Mais le plus intéressant et le plus excitant est le récit des expériences vécues quand elles sont devenues majeures, qui portent la trace de leurs expériences enfantines. Emma est convaincue que c'est Odile qui a eu sur elle "une influence délétère", quand elle feignait de considérer qu'Emma ne l'intéressait pas, quand elle jouait le rôle du prince dans un remake de La Belle au bois dormant qui a conditionné son rapport à la jouissance, un conte où la femme reçoit et l'homme donne. Son plaisir est de faire jouir l'autre, son plaisir est plus intellectuel que physique. Emma est aussi convaincue que l'homosexualité féminine est naturelle et que l'hétérosexualité est un instinct fabriqué par la société, une construction sociale, "il n'y a pas d'amour pour les hommes qui se fasse sans dressage". Ces deux femmes, et toutes les autres, ont-elles le droit et la possibilité d'avoir une vie sexuelle à elles, dont elles décident et qui les comblent ?.
Dans ce livre, on ressent le plaisir d'écrire d'Emma Becker qui lui permet de comprendre la vie. L'ouvrage explore le désir féminin, hors du regard des hommes et de leur emprise. La conversation d'Emma avec Odile se déroule dans une belle tendresse, sans qu'on sache toujours ce qui est de l'ordre du fantasme, de leur réflexion intellectuelle, de leurs réalités, mais n'est-ce pas là le statut de cette littérature qui n'est pas possible sans la projection, l'imaginaire, la sensualité.
Avec un titre aussi racoleur, on pouvait craindre le pire, il n'en est rien. Selon Metin Arditi, Jésus est né de Marie violée par un soldat romain. Enfant, il a été rejeté par ceux de son village, comme sa mère, et en a beaucoup souffert. C'est cette exclusion injuste qui a nourri sa colère contre tous ceux qui ne respectent pas les plus petits, les plus faibles, les muets et les aveugles, les lépreux. Quand il entend des docteurs de la Loi dire qu'elle "est dure, mais [qu'] elle a tout son sens. Notre peuple ne doit compter que sur lui-même. Son devoir est de se protéger de ses éléments les plus faibles", il ne peut que réagir avec force et se demander ce "qu’était cette religion qui humiliait l’innocent et récompensait celui qui obéissait sous la menace ?" Il critique le Baptiste qui effraie les gens pour les convaincre de se faire baptiser. Il se fâche avec les marchands du temple qui "s’enrichissent sans vergogne" aux dépens des miséreux.
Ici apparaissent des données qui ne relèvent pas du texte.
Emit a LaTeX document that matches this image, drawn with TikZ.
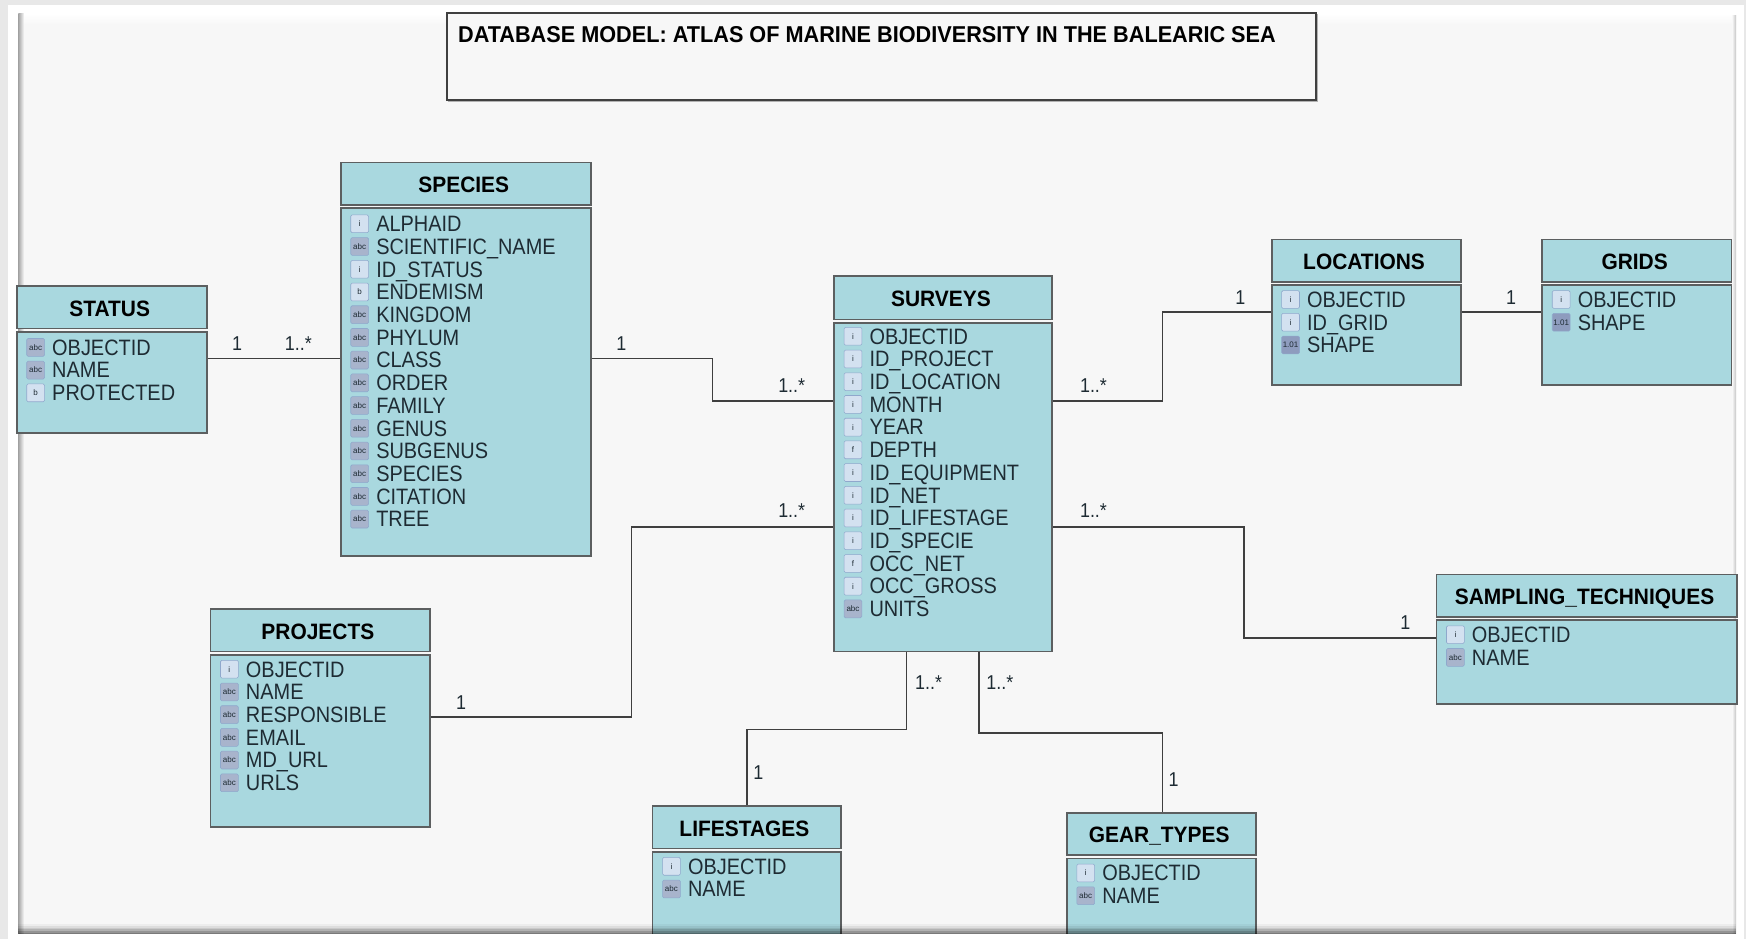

Jésus est fier de sa mère qui se montre d'une grande douceur, fier de son père dont il sait qu'il aurait pu répudier Marie. Qu'il soit tendrement amoureux de la belle Marie de Magdala qui vient s'occuper de sa mère après la mort de Joseph n'est pas si surprenant. Jésus est charpentier comme son père. Il est aussi guérisseur, mais ne fait pas de miracles. Celui que met en scène Metin Arditi est l'homme de Nazareth, pas le Messie, pas le Christ. Autre liberté que prend le romancier, c'est de faire de Judas celui qui pousse Jésus à ne pas renoncer à ses valeurs, à créer un groupe de fidèles, même en risquant la mort sur la croix, qui incite les disciples à mentir pour faire croire à la résurrection et qui prend la tête de la jeune secte qui deviendra la religion chrétienne.
Avec un vrai talent de conteur, et ayant lu des exégètes reconnus et sérieux, Metin Arditi réinterprète une religion doublement millénaire en montrant un Jésus très humain. Son Jésus est un homme attachant et qui mène un combat auquel tout homme de bonne foi peut adhérer.
À sa façon, il donne à Jésus une contemporanéité tout à fait intéressante.